Runners by Dundeel out of mares by Redoute’s Choice himself include Caulfield Guineas hero (now New Zealand-based sire) Super Seth, another VRC Derby placegetter in Hit The Shot, and Paul Messara’s ill-fated JJ Atkins Stakes runner-up Miracle Of Love, out of the great Miss Finland.

“So it’s a cross that seems to work, and Celestial Legend is looking like more proof of it,” Jenkins says.

The cross, and the strength of his female family, appear to be the main forces in Celestial Legend’s pedigree, one which doesn’t hold a great deal of duplications trickery.

“The mare, Sarraqa, brings a double-up of Danzig, and that never hurts High Chaparral-Sadler’s Wells line stallions like Dundeel,” Jenkins says.

He also notes Dundeel – who scored the Randwick Guineas quinella with Militarize running second – is surging on the list of southern hemisphere sires ranked by Group 1 performers to overall runners.

“For active sires with their oldest progeny four-year-olds plus, Extreme Choice is top, Fastnet Rock second, Dundeel third and Snitzel’s fourth.
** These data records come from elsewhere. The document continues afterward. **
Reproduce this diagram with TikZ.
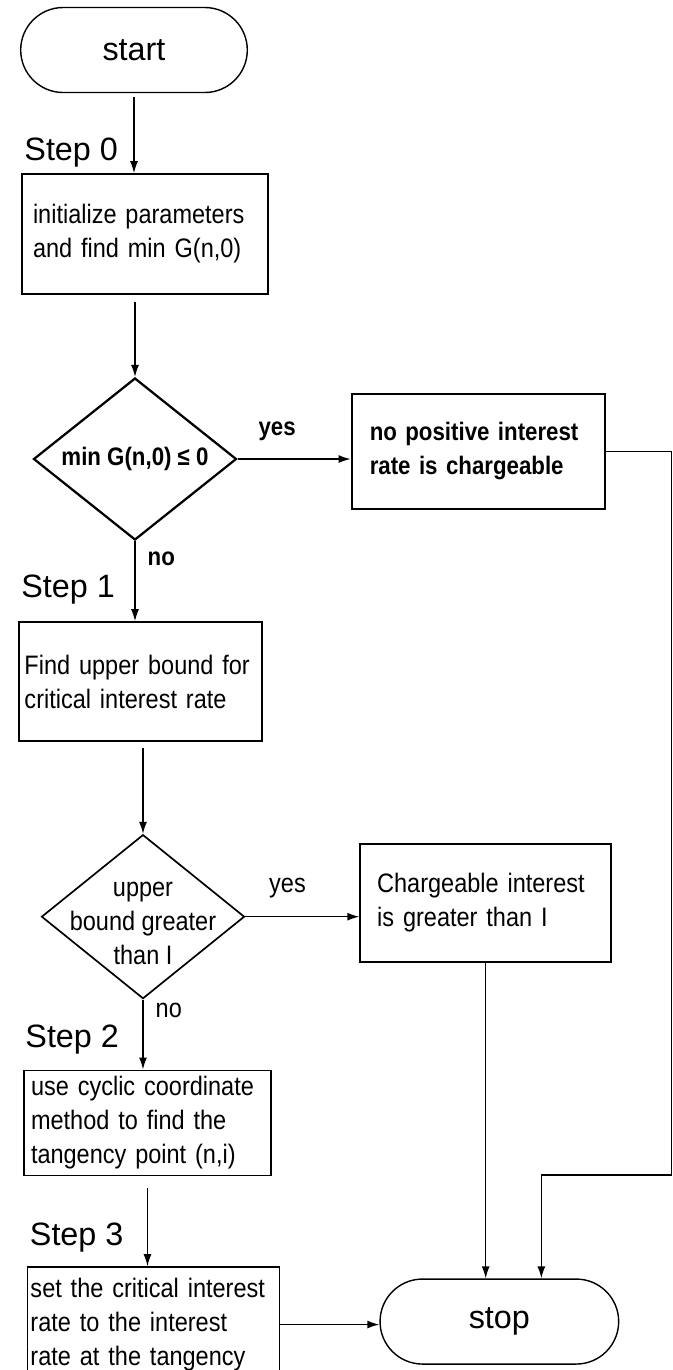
\documentclass[tikz,border=0pt]{standalone}
\usepackage{fontspec}
\setmainfont{Liberation Sans}
\newfontfamily\narrowfont[FakeStretch=0.88]{Liberation Sans}
\usetikzlibrary{arrows.meta, positioning, shapes.geometric, shapes.misc}
\newcommand{\stepfont}{\fontsize{23}{28}\selectfont}
\newcommand{\boxfont}{\narrowfont\fontsize{19}{24.2}\selectfont}
\newcommand{\boldboxfont}{\narrowfont\bfseries\fontsize{18}{24.2}\selectfont}
\tikzset{
    % Flowchart shapes
    terminal/.style={draw, rounded rectangle, line width=1pt, minimum width=5.9cm, minimum height=2.125cm, font=\stepfont},
    stepbox/.style={draw, line width=1.2pt, align=left, font=\boxfont},
    decision/.style={draw, diamond, aspect=1.25, inner sep=0pt, line width=1.2pt, minimum width=5.075cm, font=\boxfont},
    % Texts beside the shapes
    steplabel/.style={inner sep=0pt, font=\stepfont},
    answer/.style={inner sep=0pt, font=\boxfont},
    % Connectors
    flow/.style={-{Latex[length=3mm, width=2mm]}, line width=1pt}
}

\begin{document}
\begin{tikzpicture}
    \useasboundingbox (0,0) rectangle (16.825,-34.25);

    % Start and step 0
    \node[terminal] (start) at (3.35,-1.25) {start};
    \node[stepbox, below=2cm of start, xshift=0.275cm, text width=5.6cm, inner xsep=0.275cm, minimum height=3cm] (init) {initialize parameters\\and find min G(n,0)};
    \node[steplabel, above right=0.15cm and 0.075cm of init.north west] (step0) {Step 0};

    % First test
    \node[decision, line width=1.6pt, font=\boldboxfont, minimum height=4.05cm, below=2.05cm of init, xshift=-0.25cm] (test1) {min G(n,0) ≤ 0};
    \node[stepbox, line width=1.6pt, font=\boldboxfont, text width=5.425cm, inner xsep=0.45cm, minimum height=2.875cm, right=2.825cm of test1, yshift=0.19cm] (nopos) {no positive interest\\rate is chargeable};

    % Step 1
    \node[stepbox, text width=5.8cm, inner xsep=0.14cm, minimum height=2.975cm, below=2cm of test1, xshift=0.1375cm] (bound) {Find upper bound for\\critical interest rate};
    \node[steplabel, above right=0.425cm and 0.075cm of bound.north west] (step1) {Step 1};

    % Second test
    \node[decision, minimum height=4.1cm, below=2.3cm of bound, xshift=0.0625cm,
          label={[answer, align=center, yshift=-0.18cm]center:upper\\bound greater\\than I}] (test2) {};
    \node[stepbox, text width=5.425cm, inner xsep=0.425cm, minimum height=2.95cm, right=2.85cm of test2, yshift=0.35cm] (greater) {Chargeable interest\\is greater than I};

    % Step 2
    \node[stepbox, text width=5.825cm, inner xsep=0.175cm, minimum height=2.625cm, below=1.75cm of test2, xshift=0.1125cm] (cyclic) {use cyclic coordinate\\method to find the\\tangency point (n,i)};
    \node[steplabel, above right=0.375cm and 0.05cm of cyclic.north west] (step2) {Step 2};

    % Step 3
    \node[stepbox, text width=6.15cm, inner xsep=0.075cm, minimum height=2.875cm, below=2.25cm of cyclic, xshift=0.15cm] (setrate) {set the critical interest\\rate to the interest\\rate at the tangency};
    \node[steplabel, above right=0.35cm and 0.075cm of setrate.north west] (step3) {Step 3};

    % Stop
    \node[terminal, minimum width=6.2cm, right=2.475cm of setrate, yshift=0.075cm] (stop) {stop};
    \coordinate (ret) at (16.79,-29.375);

    % Main line
    \draw[flow, shorten <=0.1cm] (start.south) -- (start.south |- init.north);
    \draw[flow, shorten <=0.175cm] (test1.north |- init.south) -- (test1.north);
    \draw[flow] (test1.south) -- node[answer, font=\boldboxfont, right=0.3cm, pos=0.22] (no1) {no} (test1.south |- bound.north);
    \draw[flow, shorten <=0.15cm] (test2.north |- bound.south) -- (test2.north);
    \draw[flow] (test2.south) -- node[answer, right=0.3cm, pos=0.16] (no2) {no} (test2.south |- cyclic.north);
    \draw[flow, shorten <=0.3cm] (cyclic.south) -- (cyclic.south |- setrate.north);
    \draw[flow] (setrate.east) -- (setrate.east -| stop.west);

    % Yes branches
    \draw[flow] (test1.east) -- node[answer, font=\boldboxfont, above=0.45cm, pos=0.35] (yes1) {yes} (test1.east -| nopos.west);
    \draw[flow] (test2.east) -- node[answer, above=0.45cm, pos=0.37] (yes2) {yes} (test2.east -| greater.west);
    \draw[flow] (greater.south) -- (greater.south |- stop.north);
    \draw[flow] (nopos.east) -| (ret) -| ([xshift=1.05cm]stop.north);
\end{tikzpicture}
\end{document}
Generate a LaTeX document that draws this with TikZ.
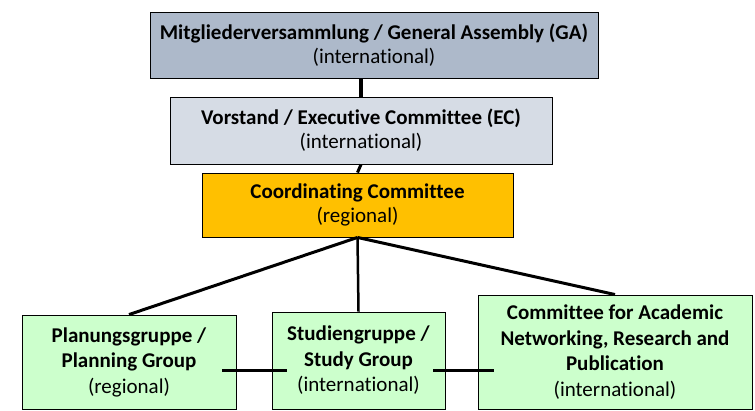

To be third on that list is pretty impressive,” he said.

“And we’re still getting the flow-through now of the foals born on the back of Dundeel’s initial impact, and Celestial Legend is one of those.”

Ho, and his main trainer Bridge, are two jubilant beneficiaries. Despite Celestial Legend’s rich family, Ho had to part with just $220,000, in tandem with Avenue Bloodstock, to buy the colt at the Inglis Classic sale of 2022.

His breeders Arrowfield might have been a little surprised he wasn’t selected for Easter, given the family’s record. But it’s a fair bet that, starting with that third foal by Maurice next month, it will be Easter all the way for Sarraqa’s offspring from now on.